Boris Johnson’s tax cut proposals would cost the exchequer as much as £20bn a year while mainly benefiting richer households, according to calculations by the Institute for Fiscal Studies.
The think-tank warned that the Conservative leadership front runner’s “expensive pledges” to cut taxes for high earners and lift the national insurance contributions threshold were incompatible with the government’s promise to end austerity.
Mr Johnson announced his proposal to raise the NIC threshold last week after coming under heavy fire for his earlier promise to cut income tax for higher earners and rich pensioners.
The IFS costings show that the tax breaks for high earners would cost about £9bn a year in reduced tax revenues. Mr Johnson has not said how far he would lift the thresholds at which people pay NICs, but the IFS said it would cost £11bn a year to raise the NICs threshold for employees and self-employed workers to £12,500 — the level of income at which people also start paying income tax — even without changing thresholds for employers’ contributions.
The IFS report comes as MPs who support Mr Johnson are urging him to step up his campaign to replace Prime Minister Theresa May amid concerns he is starting to lose ground to rival Jeremy Hunt. One MP backing Mr Johnson said his policy to cut tax for the richest in society was an “own goal”.
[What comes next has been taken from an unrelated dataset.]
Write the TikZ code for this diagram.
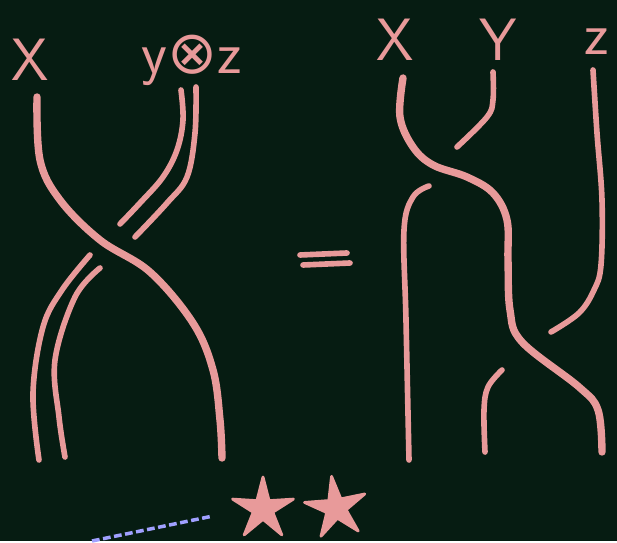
\documentclass[tikz,border=0pt]{standalone}
\usepackage{fontspec}
\usetikzlibrary{shapes.geometric}
\newfontfamily\symfont{DejaVu Sans}
\definecolor{board}{HTML}{061C12}
\definecolor{chalk}{HTML}{E89A9A}
\definecolor{lilac}{HTML}{A0A0FF}

\begin{document}
\begin{tikzpicture}[
    x=0.05cm, y=-0.05cm,
    strand/.style={draw=chalk, line width=10.5pt, line cap=round, line join=round},
    thin/.style={strand, line width=8pt},
    lbl/.style={text=chalk, font=\fontsize{85}{85}\selectfont\sffamily, inner sep=0pt},
    starfig/.style={star, star points=5, star point ratio=3.1, fill=chalk, draw=chalk, line width=4pt, line join=round, minimum size=3.2cm, inner sep=0pt},
]

% board
\fill[board] (0,0) rectangle (617,541);

% labels
\node[lbl] (xleft) at (30,60) {X};
\node[lbl] (yzleft) at (192,60) {y{\symfont ⊗}z};
\node[lbl] (xright) at (395,40) {X};
\node[lbl] (yright) at (498,40) {Y};
\node[lbl] (zright) at (597,42) {z};

% left braid: X over Y (x) Z
\draw[strand] plot[smooth, tension=0.6] coordinates {(37,97) (40,160) (60,200) (100,240) (150,272) (193,323) (213,370) (220,420) (222,458)};
\draw[thin] plot[smooth, tension=0.6] coordinates {(181,90) (183,120) (177,150) (163,177) (140,203) (120,224)};
\draw[thin] plot[smooth, tension=0.6] coordinates {(196,87) (195,133) (187,177) (167,203) (135,237)};
\draw[thin] plot[smooth, tension=0.6] coordinates {(90,255) (62,290) (43,327) (33,393) (39,460)};
\draw[thin] plot[smooth, tension=0.6] coordinates {(100,268) (75,297) (55,360) (59,417) (65,457)};

% equals sign
\draw[thin] (300,255) -- (347,253);
\draw[thin] (303,265) -- (350,263);

% right braid: X over Y, then X over Z
\draw[strand] plot[smooth, tension=0.6] coordinates {(403,78) (400,117) (413,147) (433,165) (467,177) (493,193) (507,220) (508,260) (510,310) (522,342) (579,387) (598,410) (602,452)};
\draw[thin] plot[smooth, tension=0.6] coordinates {(493,72) (493,100) (487,117) (457,147)};
\draw[thin] plot[smooth, tension=0.6] coordinates {(429,186) (413,197) (404,230) (406,320) (409,460)};
\draw[thin] plot[smooth, tension=0.6] coordinates {(593,70) (597,133) (602,200) (601,265) (594,290) (579,313) (551,332)};
\draw[thin] plot[smooth, tension=0.6] coordinates {(502,370) (488,387) (484,410) (485,452)};

% stars
\node[starfig] (starone) at (263,509) {};
\node[starfig, rotate=8] (startwo) at (336,508) {};

% dashed line
\coordinate (dashfrom) at (92,541);
\coordinate (dashto) at (213,516);
\draw[lilac, line width=5pt, dash pattern=on 11pt off 5pt] (dashfrom) -- (dashto);

\end{tikzpicture}
\end{document}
Tom Waters, a research economist at the IFS, said: “It is not clear that spending such sums on tax cuts is compatible with both ending austerity in public spending and prudent management of the public finances.”
Mr Johnson’s proposal to raise the higher-rate threshold for income tax from £50,000 to £80,000 would mean an average gain of nearly £2,500 a year for those in the top 10 per cent of the income distribution, the IFS said. The change would remove 2.5m people from the upper tax bracket, taking the number of high-rate taxpayers down to its lowest level in 30 years, it said.
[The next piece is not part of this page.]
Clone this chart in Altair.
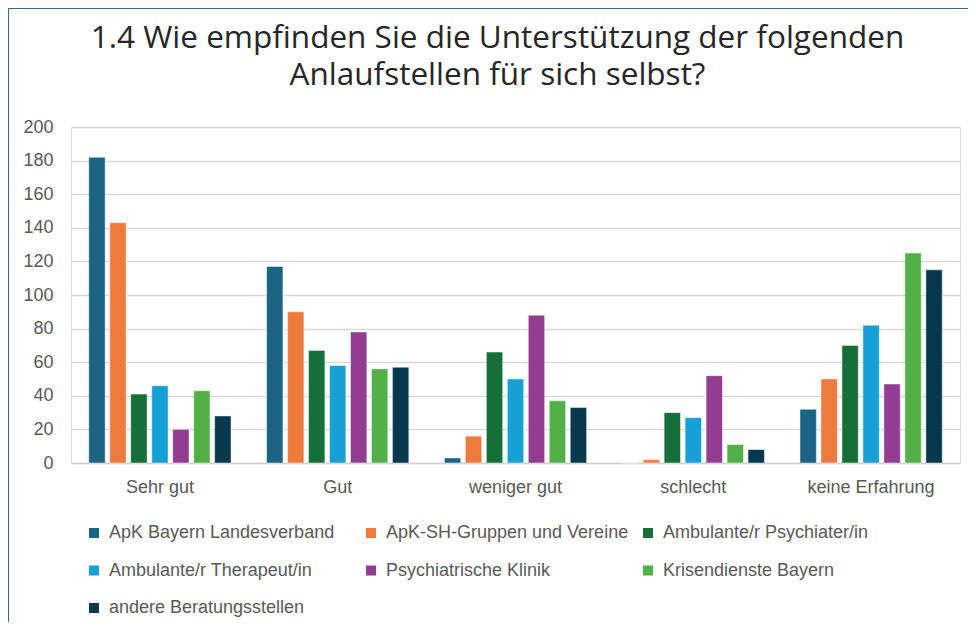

Raising the point at which people start to pay NICs, a policy also favoured by Mr Hunt, would help redress the balance. The move would have a bigger proportional impact on the post-tax earnings of low-paid workers, and the IFS said it was “probably the best thing one can do through the tax system to help low-earning individuals”.
However, the think-tank said increasing tax credits would be far more effective, if the main aim was to help low earners in low-income households.
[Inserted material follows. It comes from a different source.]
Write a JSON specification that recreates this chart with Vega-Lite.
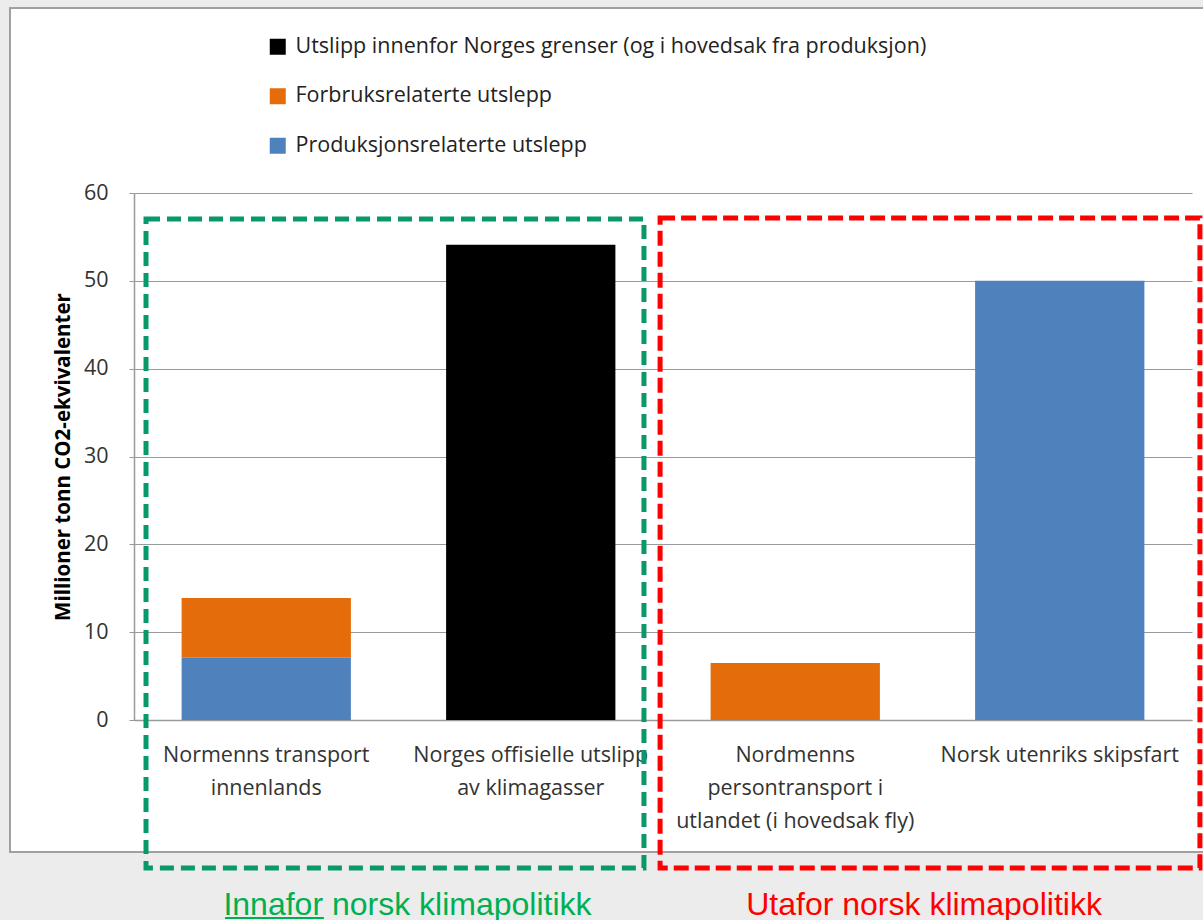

The very lowest paid would not benefit from the policy at all, because only earnings above £8,632 a year are subject to NICs at present. Moreover, the impact of the policy on household incomes would be different: households in the middle to upper part of the income scale would benefit most, because those in the poorest are less likely to be in work, and get a larger share of income from benefits.
Mr Johnson has not given details of the changes he would like to make to the various NIC thresholds. The IFS said raising the threshold by £1,000 would cost £3bn a year if it applied only to the contributions made by employees and the self-employed; this would rise to £4.5bn if it also affected the contributions made by employers.
Raising it to match the income tax personal allowance of £12,500 would cost at least £11bn, rising to £17bn if employers’ contributions were included, with 2.4m workers no longer paying any NICs.
Mr Johnson has been much more modest in promises of higher spending for public services. His most concrete pledge so far, which would guarantee all schools annual funding of £5,000 per pupil, would cost a mere £50m.